-- Begin Data segment --

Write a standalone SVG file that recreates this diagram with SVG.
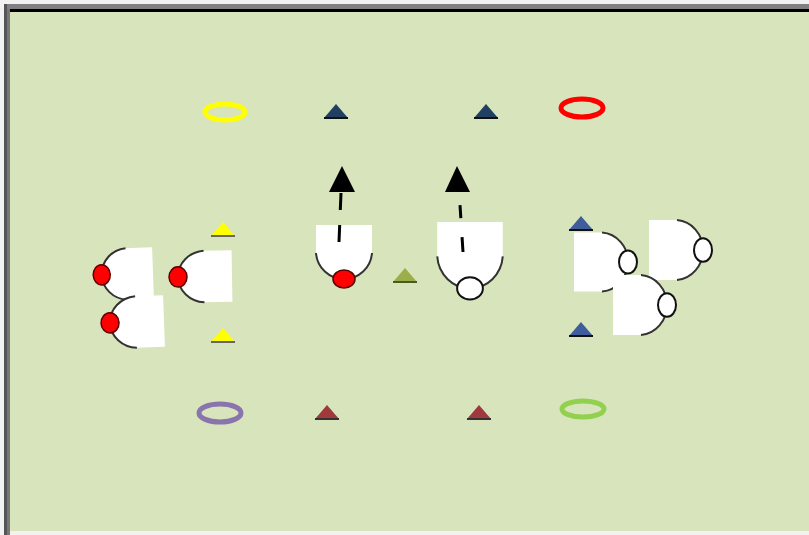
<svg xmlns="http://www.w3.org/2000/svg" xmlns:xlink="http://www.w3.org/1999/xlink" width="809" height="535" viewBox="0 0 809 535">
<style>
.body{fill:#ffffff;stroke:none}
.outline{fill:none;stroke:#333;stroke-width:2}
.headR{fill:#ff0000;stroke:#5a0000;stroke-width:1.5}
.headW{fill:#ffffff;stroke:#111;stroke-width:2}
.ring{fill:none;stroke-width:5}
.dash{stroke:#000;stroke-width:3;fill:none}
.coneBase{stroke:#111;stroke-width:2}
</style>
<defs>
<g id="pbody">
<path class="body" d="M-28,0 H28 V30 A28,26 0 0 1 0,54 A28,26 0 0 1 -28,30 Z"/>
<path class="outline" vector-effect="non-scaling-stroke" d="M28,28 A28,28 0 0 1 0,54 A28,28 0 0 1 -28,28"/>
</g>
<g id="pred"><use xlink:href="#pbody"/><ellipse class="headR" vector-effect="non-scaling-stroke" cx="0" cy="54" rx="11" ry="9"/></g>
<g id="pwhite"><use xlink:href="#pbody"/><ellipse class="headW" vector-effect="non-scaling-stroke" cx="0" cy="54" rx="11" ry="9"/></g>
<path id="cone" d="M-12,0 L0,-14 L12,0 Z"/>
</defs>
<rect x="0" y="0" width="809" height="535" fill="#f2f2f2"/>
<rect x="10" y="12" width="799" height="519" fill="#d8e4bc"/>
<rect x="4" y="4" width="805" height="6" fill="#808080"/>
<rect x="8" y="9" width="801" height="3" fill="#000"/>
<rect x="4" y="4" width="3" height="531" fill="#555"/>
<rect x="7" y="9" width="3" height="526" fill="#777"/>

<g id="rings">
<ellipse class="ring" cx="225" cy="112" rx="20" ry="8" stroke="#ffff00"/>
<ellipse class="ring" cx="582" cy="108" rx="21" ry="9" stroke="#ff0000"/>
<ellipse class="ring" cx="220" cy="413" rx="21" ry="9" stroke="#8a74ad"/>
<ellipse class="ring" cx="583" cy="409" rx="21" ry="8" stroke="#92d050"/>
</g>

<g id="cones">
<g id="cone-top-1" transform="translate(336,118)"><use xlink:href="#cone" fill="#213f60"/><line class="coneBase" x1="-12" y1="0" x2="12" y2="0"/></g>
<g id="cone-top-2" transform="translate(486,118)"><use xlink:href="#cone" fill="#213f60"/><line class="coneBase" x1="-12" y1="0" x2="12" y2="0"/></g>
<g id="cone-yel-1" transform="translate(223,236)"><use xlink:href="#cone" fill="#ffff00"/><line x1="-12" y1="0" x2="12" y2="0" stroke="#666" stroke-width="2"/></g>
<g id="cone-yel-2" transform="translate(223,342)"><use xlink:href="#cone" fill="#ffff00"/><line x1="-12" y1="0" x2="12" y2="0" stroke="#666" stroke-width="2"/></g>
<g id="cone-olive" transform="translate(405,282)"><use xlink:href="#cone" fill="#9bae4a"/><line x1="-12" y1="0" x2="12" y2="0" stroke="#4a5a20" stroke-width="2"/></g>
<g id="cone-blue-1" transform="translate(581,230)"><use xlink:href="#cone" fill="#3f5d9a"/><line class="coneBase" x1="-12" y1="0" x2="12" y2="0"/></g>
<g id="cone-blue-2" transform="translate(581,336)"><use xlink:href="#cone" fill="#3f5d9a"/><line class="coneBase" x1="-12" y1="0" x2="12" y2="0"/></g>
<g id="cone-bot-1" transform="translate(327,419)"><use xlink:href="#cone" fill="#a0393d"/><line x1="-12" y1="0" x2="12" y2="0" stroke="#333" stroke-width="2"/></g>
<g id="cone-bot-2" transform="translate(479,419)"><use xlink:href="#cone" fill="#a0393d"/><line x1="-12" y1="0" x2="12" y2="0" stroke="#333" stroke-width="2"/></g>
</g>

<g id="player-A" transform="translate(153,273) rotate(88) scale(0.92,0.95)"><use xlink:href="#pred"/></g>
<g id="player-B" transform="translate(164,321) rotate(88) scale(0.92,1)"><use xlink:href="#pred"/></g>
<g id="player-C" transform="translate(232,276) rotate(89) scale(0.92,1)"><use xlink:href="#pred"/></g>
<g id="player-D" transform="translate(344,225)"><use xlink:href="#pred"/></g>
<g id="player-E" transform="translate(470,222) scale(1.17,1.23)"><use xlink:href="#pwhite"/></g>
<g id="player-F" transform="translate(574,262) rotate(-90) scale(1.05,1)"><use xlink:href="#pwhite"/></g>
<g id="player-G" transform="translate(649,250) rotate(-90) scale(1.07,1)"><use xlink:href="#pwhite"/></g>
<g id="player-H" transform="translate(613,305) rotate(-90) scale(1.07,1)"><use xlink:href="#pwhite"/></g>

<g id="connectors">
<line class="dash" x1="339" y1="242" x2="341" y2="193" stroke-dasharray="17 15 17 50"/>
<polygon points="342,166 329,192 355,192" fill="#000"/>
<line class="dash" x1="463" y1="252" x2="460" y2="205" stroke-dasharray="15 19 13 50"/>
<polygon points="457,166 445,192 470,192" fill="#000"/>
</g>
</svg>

-- End Data segment --

▶ **What the task requires**
Copy the data character for character, but drop all pictures from the copy.

▶ **Finished task**
Write a standalone SVG file that recreates this diagram with SVG.
<svg xmlns="http://www.w3.org/2000/svg" xmlns:xlink="http://www.w3.org/1999/xlink" width="809" height="535" viewBox="0 0 809 535">
<style>
.body{fill:#ffffff;stroke:none}
.outline{fill:none;stroke:#333;stroke-width:2}
.headR{fill:#ff0000;stroke:#5a0000;stroke-width:1.5}
.headW{fill:#ffffff;stroke:#111;stroke-width:2}
.ring{fill:none;stroke-width:5}
.dash{stroke:#000;stroke-width:3;fill:none}
.coneBase{stroke:#111;stroke-width:2}
</style>
<defs>
<g id="pbody">
<path class="body" d="M-28,0 H28 V30 A28,26 0 0 1 0,54 A28,26 0 0 1 -28,30 Z"/>
<path class="outline" vector-effect="non-scaling-stroke" d="M28,28 A28,28 0 0 1 0,54 A28,28 0 0 1 -28,28"/>
</g>
<g id="pred"><use xlink:href="#pbody"/><ellipse class="headR" vector-effect="non-scaling-stroke" cx="0" cy="54" rx="11" ry="9"/></g>
<g id="pwhite"><use xlink:href="#pbody"/><ellipse class="headW" vector-effect="non-scaling-stroke" cx="0" cy="54" rx="11" ry="9"/></g>
<path id="cone" d="M-12,0 L0,-14 L12,0 Z"/>
</defs>
<rect x="0" y="0" width="809" height="535" fill="#f2f2f2"/>
<rect x="10" y="12" width="799" height="519" fill="#d8e4bc"/>
<rect x="4" y="4" width="805" height="6" fill="#808080"/>
<rect x="8" y="9" width="801" height="3" fill="#000"/>
<rect x="4" y="4" width="3" height="531" fill="#555"/>
<rect x="7" y="9" width="3" height="526" fill="#777"/>

<g id="rings">
<ellipse class="ring" cx="225" cy="112" rx="20" ry="8" stroke="#ffff00"/>
<ellipse class="ring" cx="582" cy="108" rx="21" ry="9" stroke="#ff0000"/>
<ellipse class="ring" cx="220" cy="413" rx="21" ry="9" stroke="#8a74ad"/>
<ellipse class="ring" cx="583" cy="409" rx="21" ry="8" stroke="#92d050"/>
</g>

<g id="cones">
<g id="cone-top-1" transform="translate(336,118)"><use xlink:href="#cone" fill="#213f60"/><line class="coneBase" x1="-12" y1="0" x2="12" y2="0"/></g>
<g id="cone-top-2" transform="translate(486,118)"><use xlink:href="#cone" fill="#213f60"/><line class="coneBase" x1="-12" y1="0" x2="12" y2="0"/></g>
<g id="cone-yel-1" transform="translate(223,236)"><use xlink:href="#cone" fill="#ffff00"/><line x1="-12" y1="0" x2="12" y2="0" stroke="#666" stroke-width="2"/></g>
<g id="cone-yel-2" transform="translate(223,342)"><use xlink:href="#cone" fill="#ffff00"/><line x1="-12" y1="0" x2="12" y2="0" stroke="#666" stroke-width="2"/></g>
<g id="cone-olive" transform="translate(405,282)"><use xlink:href="#cone" fill="#9bae4a"/><line x1="-12" y1="0" x2="12" y2="0" stroke="#4a5a20" stroke-width="2"/></g>
<g id="cone-blue-1" transform="translate(581,230)"><use xlink:href="#cone" fill="#3f5d9a"/><line class="coneBase" x1="-12" y1="0" x2="12" y2="0"/></g>
<g id="cone-blue-2" transform="translate(581,336)"><use xlink:href="#cone" fill="#3f5d9a"/><line class="coneBase" x1="-12" y1="0" x2="12" y2="0"/></g>
<g id="cone-bot-1" transform="translate(327,419)"><use xlink:href="#cone" fill="#a0393d"/><line x1="-12" y1="0" x2="12" y2="0" stroke="#333" stroke-width="2"/></g>
<g id="cone-bot-2" transform="translate(479,419)"><use xlink:href="#cone" fill="#a0393d"/><line x1="-12" y1="0" x2="12" y2="0" stroke="#333" stroke-width="2"/></g>
</g>

<g id="player-A" transform="translate(153,273) rotate(88) scale(0.92,0.95)"><use xlink:href="#pred"/></g>
<g id="player-B" transform="translate(164,321) rotate(88) scale(0.92,1)"><use xlink:href="#pred"/></g>
<g id="player-C" transform="translate(232,276) rotate(89) scale(0.92,1)"><use xlink:href="#pred"/></g>
<g id="player-D" transform="translate(344,225)"><use xlink:href="#pred"/></g>
<g id="player-E" transform="translate(470,222) scale(1.17,1.23)"><use xlink:href="#pwhite"/></g>
<g id="player-F" transform="translate(574,262) rotate(-90) scale(1.05,1)"><use xlink:href="#pwhite"/></g>
<g id="player-G" transform="translate(649,250) rotate(-90) scale(1.07,1)"><use xlink:href="#pwhite"/></g>
<g id="player-H" transform="translate(613,305) rotate(-90) scale(1.07,1)"><use xlink:href="#pwhite"/></g>

<g id="connectors">
<line class="dash" x1="339" y1="242" x2="341" y2="193" stroke-dasharray="17 15 17 50"/>
<polygon points="342,166 329,192 355,192" fill="#000"/>
<line class="dash" x1="463" y1="252" x2="460" y2="205" stroke-dasharray="15 19 13 50"/>
<polygon points="457,166 445,192 470,192" fill="#000"/>
</g>
</svg>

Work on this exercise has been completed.